===== Source material =====

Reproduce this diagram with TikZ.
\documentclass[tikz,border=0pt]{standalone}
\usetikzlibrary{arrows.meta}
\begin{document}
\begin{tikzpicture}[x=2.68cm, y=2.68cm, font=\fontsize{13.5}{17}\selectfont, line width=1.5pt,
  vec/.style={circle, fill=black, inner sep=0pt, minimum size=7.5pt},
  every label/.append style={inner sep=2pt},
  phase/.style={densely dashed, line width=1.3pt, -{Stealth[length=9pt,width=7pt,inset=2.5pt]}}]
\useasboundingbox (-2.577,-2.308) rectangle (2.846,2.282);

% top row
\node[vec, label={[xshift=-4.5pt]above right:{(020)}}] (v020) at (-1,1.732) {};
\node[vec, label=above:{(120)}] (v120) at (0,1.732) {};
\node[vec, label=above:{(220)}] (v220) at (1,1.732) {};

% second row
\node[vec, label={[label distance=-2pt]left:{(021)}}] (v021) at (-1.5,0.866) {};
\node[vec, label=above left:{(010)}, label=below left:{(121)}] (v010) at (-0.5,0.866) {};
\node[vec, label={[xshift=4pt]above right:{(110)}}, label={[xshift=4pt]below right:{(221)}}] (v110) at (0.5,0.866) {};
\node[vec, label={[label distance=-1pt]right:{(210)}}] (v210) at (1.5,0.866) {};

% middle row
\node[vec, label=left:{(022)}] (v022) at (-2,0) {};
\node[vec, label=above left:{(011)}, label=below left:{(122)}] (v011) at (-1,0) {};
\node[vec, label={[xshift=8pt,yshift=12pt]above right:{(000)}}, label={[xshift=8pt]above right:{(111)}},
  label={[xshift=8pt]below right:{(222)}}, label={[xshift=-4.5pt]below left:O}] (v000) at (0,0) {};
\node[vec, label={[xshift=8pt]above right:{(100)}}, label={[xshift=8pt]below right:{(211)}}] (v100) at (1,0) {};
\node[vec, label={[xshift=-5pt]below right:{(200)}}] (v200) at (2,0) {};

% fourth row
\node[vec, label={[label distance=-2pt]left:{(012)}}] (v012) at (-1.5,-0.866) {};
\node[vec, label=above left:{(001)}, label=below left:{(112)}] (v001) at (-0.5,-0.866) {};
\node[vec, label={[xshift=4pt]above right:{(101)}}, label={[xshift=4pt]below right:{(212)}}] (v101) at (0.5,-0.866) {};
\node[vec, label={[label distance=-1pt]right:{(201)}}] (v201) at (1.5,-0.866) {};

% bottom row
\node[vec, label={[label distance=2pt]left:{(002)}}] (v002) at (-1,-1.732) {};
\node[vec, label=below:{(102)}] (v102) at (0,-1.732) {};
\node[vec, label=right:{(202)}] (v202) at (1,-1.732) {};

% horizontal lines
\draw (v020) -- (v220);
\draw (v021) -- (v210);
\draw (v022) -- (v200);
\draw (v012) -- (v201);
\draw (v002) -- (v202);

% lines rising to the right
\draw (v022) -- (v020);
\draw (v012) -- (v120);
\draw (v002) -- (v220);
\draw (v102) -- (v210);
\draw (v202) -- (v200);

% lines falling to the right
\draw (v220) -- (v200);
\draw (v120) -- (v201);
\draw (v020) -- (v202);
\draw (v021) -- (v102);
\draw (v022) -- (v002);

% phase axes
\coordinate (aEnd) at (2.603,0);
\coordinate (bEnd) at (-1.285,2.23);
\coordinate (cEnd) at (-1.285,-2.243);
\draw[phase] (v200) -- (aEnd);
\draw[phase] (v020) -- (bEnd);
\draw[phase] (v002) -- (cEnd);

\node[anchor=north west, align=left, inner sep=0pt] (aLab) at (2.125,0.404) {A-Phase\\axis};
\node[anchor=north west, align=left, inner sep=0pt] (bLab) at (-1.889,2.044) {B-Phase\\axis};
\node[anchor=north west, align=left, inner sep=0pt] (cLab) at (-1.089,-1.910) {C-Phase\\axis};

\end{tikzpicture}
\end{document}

=====

◆ **Work to complete**
Please output the entire listing exactly as it stands.

◆ **Solution for this task**
Reproduce this diagram with TikZ.
\documentclass[tikz,border=0pt]{standalone}
\usetikzlibrary{arrows.meta}
\begin{document}
\begin{tikzpicture}[x=2.68cm, y=2.68cm, font=\fontsize{13.5}{17}\selectfont, line width=1.5pt,
  vec/.style={circle, fill=black, inner sep=0pt, minimum size=7.5pt},
  every label/.append style={inner sep=2pt},
  phase/.style={densely dashed, line width=1.3pt, -{Stealth[length=9pt,width=7pt,inset=2.5pt]}}]
\useasboundingbox (-2.577,-2.308) rectangle (2.846,2.282);

% top row
\node[vec, label={[xshift=-4.5pt]above right:{(020)}}] (v020) at (-1,1.732) {};
\node[vec, label=above:{(120)}] (v120) at (0,1.732) {};
\node[vec, label=above:{(220)}] (v220) at (1,1.732) {};

% second row
\node[vec, label={[label distance=-2pt]left:{(021)}}] (v021) at (-1.5,0.866) {};
\node[vec, label=above left:{(010)}, label=below left:{(121)}] (v010) at (-0.5,0.866) {};
\node[vec, label={[xshift=4pt]above right:{(110)}}, label={[xshift=4pt]below right:{(221)}}] (v110) at (0.5,0.866) {};
\node[vec, label={[label distance=-1pt]right:{(210)}}] (v210) at (1.5,0.866) {};

% middle row
\node[vec, label=left:{(022)}] (v022) at (-2,0) {};
\node[vec, label=above left:{(011)}, label=below left:{(122)}] (v011) at (-1,0) {};
\node[vec, label={[xshift=8pt,yshift=12pt]above right:{(000)}}, label={[xshift=8pt]above right:{(111)}},
  label={[xshift=8pt]below right:{(222)}}, label={[xshift=-4.5pt]below left:O}] (v000) at (0,0) {};
\node[vec, label={[xshift=8pt]above right:{(100)}}, label={[xshift=8pt]below right:{(211)}}] (v100) at (1,0) {};
\node[vec, label={[xshift=-5pt]below right:{(200)}}] (v200) at (2,0) {};

% fourth row
\node[vec, label={[label distance=-2pt]left:{(012)}}] (v012) at (-1.5,-0.866) {};
\node[vec, label=above left:{(001)}, label=below left:{(112)}] (v001) at (-0.5,-0.866) {};
\node[vec, label={[xshift=4pt]above right:{(101)}}, label={[xshift=4pt]below right:{(212)}}] (v101) at (0.5,-0.866) {};
\node[vec, label={[label distance=-1pt]right:{(201)}}] (v201) at (1.5,-0.866) {};

% bottom row
\node[vec, label={[label distance=2pt]left:{(002)}}] (v002) at (-1,-1.732) {};
\node[vec, label=below:{(102)}] (v102) at (0,-1.732) {};
\node[vec, label=right:{(202)}] (v202) at (1,-1.732) {};

% horizontal lines
\draw (v020) -- (v220);
\draw (v021) -- (v210);
\draw (v022) -- (v200);
\draw (v012) -- (v201);
\draw (v002) -- (v202);

% lines rising to the right
\draw (v022) -- (v020);
\draw (v012) -- (v120);
\draw (v002) -- (v220);
\draw (v102) -- (v210);
\draw (v202) -- (v200);

% lines falling to the right
\draw (v220) -- (v200);
\draw (v120) -- (v201);
\draw (v020) -- (v202);
\draw (v021) -- (v102);
\draw (v022) -- (v002);

% phase axes
\coordinate (aEnd) at (2.603,0);
\coordinate (bEnd) at (-1.285,2.23);
\coordinate (cEnd) at (-1.285,-2.243);
\draw[phase] (v200) -- (aEnd);
\draw[phase] (v020) -- (bEnd);
\draw[phase] (v002) -- (cEnd);

\node[anchor=north west, align=left, inner sep=0pt] (aLab) at (2.125,0.404) {A-Phase\\axis};
\node[anchor=north west, align=left, inner sep=0pt] (bLab) at (-1.889,2.044) {B-Phase\\axis};
\node[anchor=north west, align=left, inner sep=0pt] (cLab) at (-1.089,-1.910) {C-Phase\\axis};

\end{tikzpicture}
\end{document}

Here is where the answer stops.